= EXERCISE OBJECTIVE =
Give back exactly the lines from the beginning of the listing below to the line holding "from matplotlib.patches import Polygon", both ends included; the pictures stay out.

= DATA EXCERPT =
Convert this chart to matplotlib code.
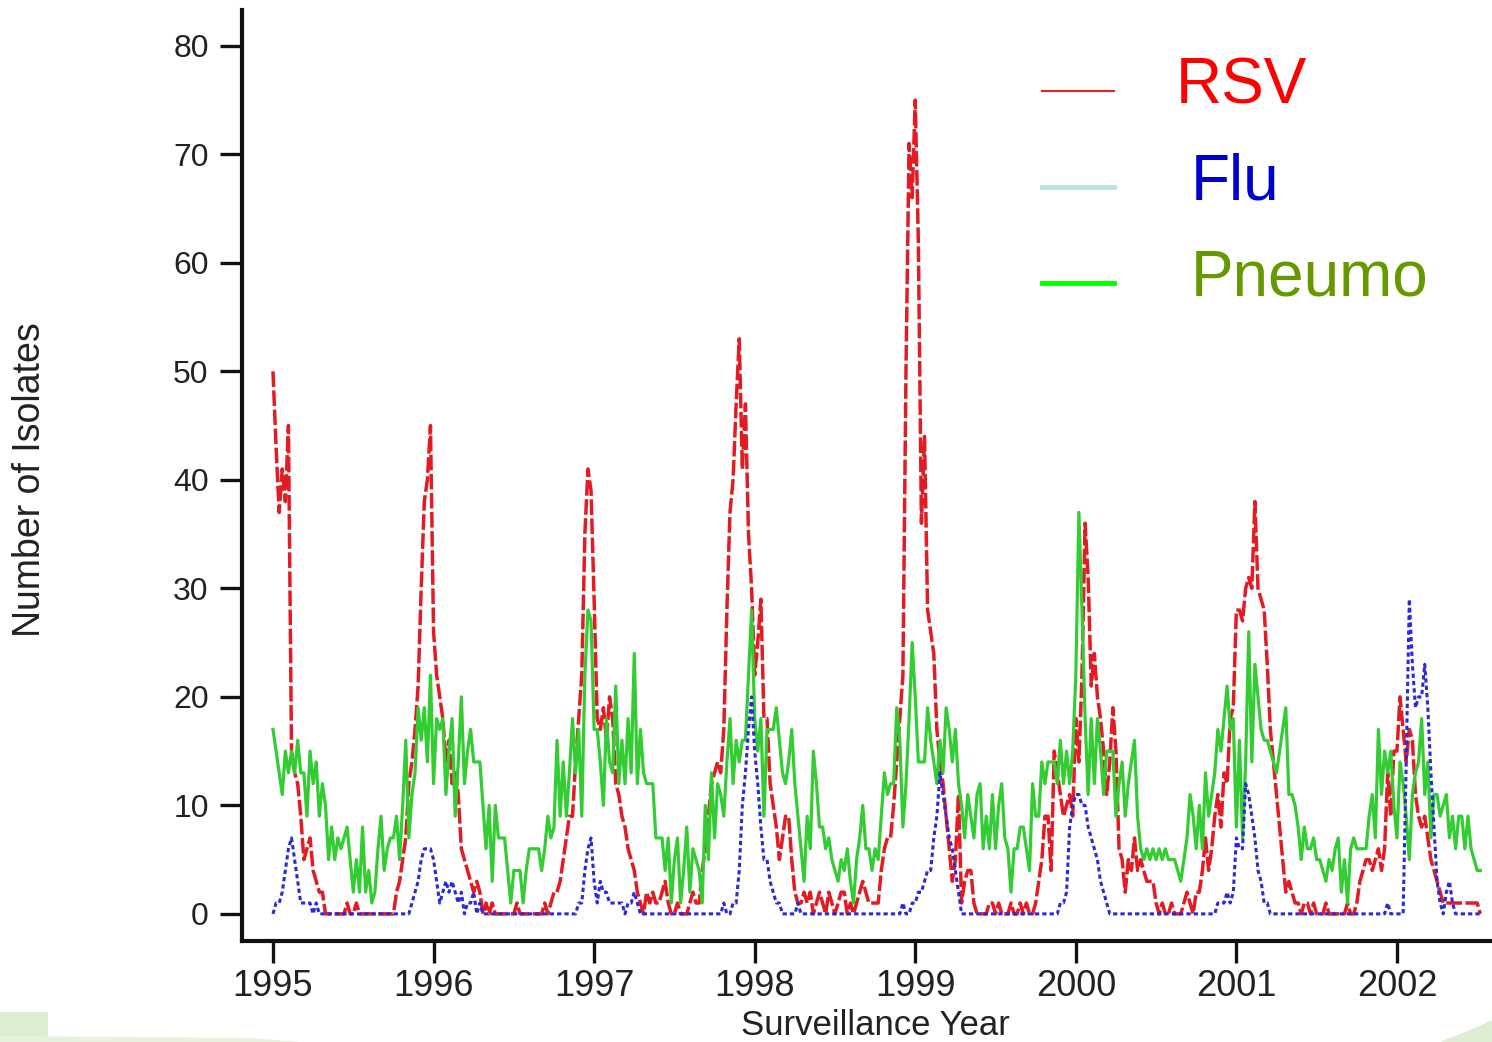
import numpy as np
import matplotlib
matplotlib.use('Agg')
import matplotlib.pyplot as plt
from matplotlib.lines import Line2D
from matplotlib.patches import Polygon

# weekly isolate counts, one list per surveillance year (52 weeks), 2002 is half a year
rsv_1995 = [50, 43, 37, 41, 38, 45, 15, 13, 12, 9, 5, 6, 7,
            4, 3, 2, 2, 0, 0, 0, 0, 0, 0, 0, 1, 0,
            0, 1, 0, 0, 0, 0, 0, 0, 0, 0, 0, 0, 0,
            0, 2, 3, 5, 7, 12, 14, 17, 21, 30, 38, 40, 45]
rsv_1996 = [26, 22, 20, 18, 14, 16, 12, 13, 11, 6, 5, 4, 3,
            2, 3, 2, 0, 1, 0, 1, 0, 0, 0, 0, 0, 0,
            0, 1, 0, 0, 0, 0, 0, 0, 0, 0, 1, 0, 1,
            2, 2, 3, 5, 7, 9, 9, 14, 18, 22, 35, 41, 39]
rsv_1997 = [29, 18, 17, 19, 16, 20, 18, 12, 11, 9, 8, 6, 5,
            4, 2, 1, 0, 2, 1, 2, 1, 1, 2, 3, 1, 0,
            0, 1, 0, 0, 0, 1, 2, 1, 1, 4, 6, 9, 12,
            13, 14, 13, 17, 28, 37, 40, 47, 53, 41, 47, 35, 30]
rsv_1998 = [22, 25, 29, 18, 18, 12, 10, 8, 5, 7, 9, 9, 5,
            2, 1, 1, 2, 1, 2, 0, 1, 2, 1, 0, 2, 1,
            0, 1, 2, 2, 0, 1, 0, 1, 2, 3, 2, 1, 1,
            1, 1, 4, 6, 7, 7, 10, 14, 18, 22, 50, 71, 66]
rsv_1999 = [75, 62, 36, 44, 28, 26, 24, 17, 14, 12, 9, 6, 3,
            5, 11, 1, 3, 4, 4, 1, 0, 0, 0, 0, 1, 1,
            0, 1, 0, 0, 0, 1, 0, 0, 1, 0, 1, 0, 0,
            1, 3, 5, 9, 9, 4, 15, 13, 11, 9, 10, 11, 9]
rsv_2000 = [18, 14, 22, 36, 31, 21, 24, 20, 18, 15, 11, 14, 19,
            15, 6, 5, 2, 5, 4, 7, 4, 5, 4, 3, 3, 3,
            1, 0, 1, 0, 0, 1, 0, 0, 0, 1, 2, 1, 0,
            2, 2, 4, 7, 4, 6, 9, 11, 8, 13, 12, 18, 19]
rsv_2001 = [28, 28, 27, 30, 31, 30, 38, 30, 29, 28, 23, 17, 14,
            11, 8, 5, 2, 3, 2, 1, 1, 0, 1, 1, 0, 1,
            0, 0, 0, 1, 0, 0, 0, 0, 0, 0, 1, 0, 0,
            1, 3, 4, 5, 5, 4, 5, 6, 4, 6, 13, 9, 15]
rsv_2002 = [15, 20, 17, 14, 17, 16, 11, 9, 8, 9, 7, 5, 4, 3,
            2, 1, 1, 1, 1, 1, 1, 1, 1, 1, 1, 1, 1, 0]

flu_1995 = [0, 1, 1, 2, 4, 6, 7, 5, 3, 1, 1, 1, 1,
            0, 1, 0, 0, 0, 0, 0, 0, 0, 0, 0, 0, 0,
            0, 0, 0, 0, 0, 0, 0, 0, 0, 0, 0, 0, 0,
            0, 0, 0, 0, 0, 0, 1, 2, 3, 5, 6, 6, 6]
flu_1996 = [5, 3, 1, 2, 3, 2, 3, 2, 1, 2, 0, 1, 1,
            2, 0, 1, 0, 0, 0, 0, 0, 0, 0, 0, 0, 0,
            0, 0, 0, 0, 0, 0, 0, 0, 0, 0, 0, 0, 0,
            0, 0, 0, 0, 0, 0, 0, 0, 1, 1, 4, 6, 7]
flu_1997 = [3, 1, 3, 2, 2, 1, 1, 1, 1, 1, 0, 1, 1,
            2, 1, 0, 0, 0, 0, 0, 0, 0, 0, 0, 0, 0,
            0, 0, 0, 0, 0, 0, 0, 0, 0, 0, 0, 0, 0,
            0, 0, 0, 1, 0, 0, 1, 1, 4, 10, 13, 17, 20]
flu_1998 = [15, 12, 8, 5, 5, 3, 2, 1, 1, 0, 0, 0, 0,
            0, 1, 0, 0, 0, 0, 0, 0, 0, 0, 0, 0, 0,
            0, 0, 0, 0, 0, 0, 0, 0, 0, 0, 0, 0, 0,
            0, 0, 0, 0, 0, 0, 0, 0, 0, 1, 0, 0, 1]
flu_1999 = [1, 2, 2, 3, 4, 4, 7, 9, 13, 11, 9, 7, 6,
            4, 2, 0, 0, 0, 0, 0, 0, 0, 0, 0, 0, 0,
            0, 0, 0, 0, 0, 0, 0, 0, 0, 0, 0, 0, 0,
            0, 0, 0, 0, 0, 0, 0, 0, 1, 1, 2, 8, 10]
flu_2000 = [11, 11, 10, 10, 8, 7, 6, 5, 3, 2, 1, 0, 0,
            0, 0, 0, 0, 0, 0, 0, 0, 0, 0, 0, 0, 0,
            0, 0, 0, 0, 0, 0, 0, 0, 0, 0, 0, 0, 0,
            0, 0, 0, 0, 0, 0, 0, 1, 1, 1, 2, 1, 2]
flu_2001 = [7, 6, 6, 12, 11, 9, 7, 4, 3, 1, 1, 0, 0,
            0, 0, 0, 0, 0, 0, 0, 0, 0, 0, 0, 0, 0,
            0, 0, 0, 0, 0, 0, 0, 0, 0, 0, 0, 0, 0,
            0, 0, 0, 0, 0, 0, 0, 0, 0, 0, 1, 0, 0]
flu_2002 = [0, 0, 0, 14, 29, 23, 19, 20, 20, 23, 19, 13, 8, 3,
            1, 0, 2, 3, 1, 0, 0, 0, 0, 0, 0, 0, 0, 0]

pneumo_1995 = [17, 15, 13, 11, 15, 13, 15, 13, 16, 13, 13, 9, 15,
               12, 14, 9, 12, 10, 5, 8, 5, 7, 6, 7, 8, 5,
               2, 5, 2, 8, 2, 4, 1, 2, 6, 9, 4, 6, 7,
               7, 9, 5, 10, 16, 7, 11, 13, 19, 16, 19, 14, 22]
pneumo_1996 = [12, 18, 17, 18, 11, 15, 18, 9, 14, 20, 12, 15, 17,
               14, 14, 14, 10, 6, 10, 3, 10, 7, 7, 7, 4, 1,
               4, 4, 4, 1, 4, 6, 6, 6, 6, 4, 6, 9, 7,
               8, 16, 9, 14, 9, 13, 18, 13, 17, 9, 22, 28, 27]
pneumo_1997 = [17, 17, 14, 10, 18, 14, 13, 21, 12, 16, 12, 18, 13,
               24, 12, 17, 13, 12, 12, 12, 7, 7, 7, 4, 7, 1,
               5, 7, 1, 4, 8, 2, 6, 5, 4, 1, 10, 5, 13,
               7, 12, 11, 9, 14, 18, 12, 16, 14, 16, 16, 22, 28]
pneumo_1998 = [18, 15, 18, 9, 17, 17, 17, 19, 16, 13, 12, 14, 17,
               12, 9, 6, 3, 9, 6, 15, 12, 8, 8, 6, 7, 5,
               4, 3, 5, 4, 6, 3, 1, 5, 7, 10, 6, 6, 4,
               6, 5, 9, 13, 11, 12, 12, 19, 16, 8, 12, 18, 25]
pneumo_1999 = [20, 14, 14, 14, 19, 16, 14, 12, 16, 13, 19, 17, 14,
               17, 12, 10, 7, 11, 9, 7, 11, 12, 6, 9, 6, 11,
               6, 10, 12, 7, 6, 2, 6, 6, 8, 8, 6, 4, 12,
               9, 9, 14, 12, 14, 14, 14, 12, 16, 12, 15, 12, 15]
pneumo_2000 = [22, 37, 28, 18, 11, 18, 12, 18, 15, 11, 15, 15, 15,
               9, 12, 14, 9, 12, 14, 16, 9, 6, 5, 6, 5, 6,
               5, 6, 5, 6, 5, 5, 5, 4, 3, 5, 7, 11, 9,
               6, 10, 6, 13, 9, 11, 13, 17, 15, 18, 21, 17, 18]
pneumo_2001 = [8, 16, 7, 14, 26, 14, 23, 20, 17, 16, 16, 15, 14,
               13, 15, 17, 19, 11, 11, 10, 8, 5, 8, 6, 6, 7,
               5, 5, 4, 3, 5, 4, 6, 7, 2, 5, 1, 6, 7,
               6, 6, 6, 6, 9, 11, 7, 17, 11, 15, 13, 15, 10]
pneumo_2002 = [7, 14, 12, 9, 5, 11, 13, 14, 18, 11, 14, 7, 11, 11,
               9, 10, 11, 7, 9, 6, 9, 9, 6, 9, 6, 5, 4, 4]

year_ticks = [1995, 1996, 1997, 1998, 1999, 2000, 2001, 2002]
count_ticks = [0, 10, 20, 30, 40, 50, 60, 70, 80]

rsv = np.array(rsv_1995 + rsv_1996 + rsv_1997 + rsv_1998 + rsv_1999 + rsv_2000 + rsv_2001 + rsv_2002)
flu = np.array(flu_1995 + flu_1996 + flu_1997 + flu_1998 + flu_1999 + flu_2000 + flu_2001 + flu_2002)
pneumo = np.array(pneumo_1995 + pneumo_1996 + pneumo_1997 + pneumo_1998 + pneumo_1999
                  + pneumo_2000 + pneumo_2001 + pneumo_2002)

t = 1995 + np.arange(len(rsv)) / 52.0

plt.rcParams['font.family'] = ['Liberation Sans', 'DejaVu Sans']

fig = plt.figure(figsize=(14.92, 10.42), dpi=100)
ax = fig.add_axes([242 / 1492, 1 - 941 / 1042, 1 - 242 / 1492, (941 - 10) / 1042])

ax.plot(t, rsv, color='#e31b23', lw=2.5, linestyle=(0, (4.5, 1.0)))
ax.plot(t, pneumo, color='#33cc33', lw=2.3)
ax.plot(t, flu, color='#2a2ad8', lw=2.2, linestyle=(0, (1.4, 1.0)))

ax.set_xlim(1994.807, 2002.592)
ax.set_ylim(-2.5, 83.3)
ax.set_xticks(year_ticks)
ax.set_xticklabels([str(y) for y in year_ticks], fontsize=26)
ax.set_yticks(count_ticks)
ax.set_yticklabels([str(c) for c in count_ticks], fontsize=23)
ax.tick_params(axis='both', length=16, width=2.4, color='#111111', labelcolor='#222222')
ax.tick_params(axis='y', pad=8)
ax.tick_params(axis='x', pad=4)
for side in ('top', 'right'):
    ax.spines[side].set_visible(False)
for side in ('left', 'bottom'):
    ax.spines[side].set_linewidth(3)
    ax.spines[side].set_color('#111111')

fig.text(875 / 1492, 1 - 1009 / 1042, 'Surveillance Year', fontsize=25,
         ha='center', va='top', color='#222222')
fig.text(30 / 1492, 1 - 480 / 1042, 'Number of Isolates', fontsize=27,
         rotation=90, ha='center', va='center', color='#222222')

# legend drawn by hand, as in the slide
legend_rows = [('RSV', '#ff0000', '#ee2222', 1.5, 91, 1176),
               ('Flu', '#0000cc', '#bde0e3', 3.5, 187, 1191),
               ('Pneumo', '#669900', '#00ff00', 3.5, 283, 1191)]
for label, tcolor, lcolor, lw, ypix, xtext in legend_rows:
    yf = 1 - ypix / 1042
    fig.add_artist(Line2D([1042 / 1492, 1114 / 1492], [yf, yf], color=lcolor, lw=lw,
                          transform=fig.transFigure))
    fig.text(xtext / 1492, 1 - (ypix - 4) / 1042, label, fontsize=46, color=tcolor,
             ha='left', va='center')

# slide decoration in the bottom corners
fig.add_artist(Polygon([(0, 0), (0, 30 / 1042), (48 / 1492, 30 / 1042), (48 / 1492, 0)],
                       closed=True, transform=fig.transFigure, color='#dcedd2', lw=0))
fig.add_artist(Polygon([(0, 0), (0, 6 / 1042), (250 / 1492, 4 / 1042), (300 / 1492, 0)],
                       closed=True, transform=fig.transFigure, color='#e6f2de', lw=0))
fig.add_artist(Polygon([(1440 / 1492, 0), (1470 / 1492, 12 / 1042), (1, 22 / 1042), (1, 0)],
                       closed=True, transform=fig.transFigure, color='#dcedd2', lw=0))

fig.savefig('out.png', dpi=100)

= EXERCISE SOLUTION =
Convert this chart to matplotlib code.
import numpy as np
import matplotlib
matplotlib.use('Agg')
import matplotlib.pyplot as plt
from matplotlib.lines import Line2D
from matplotlib.patches import Polygon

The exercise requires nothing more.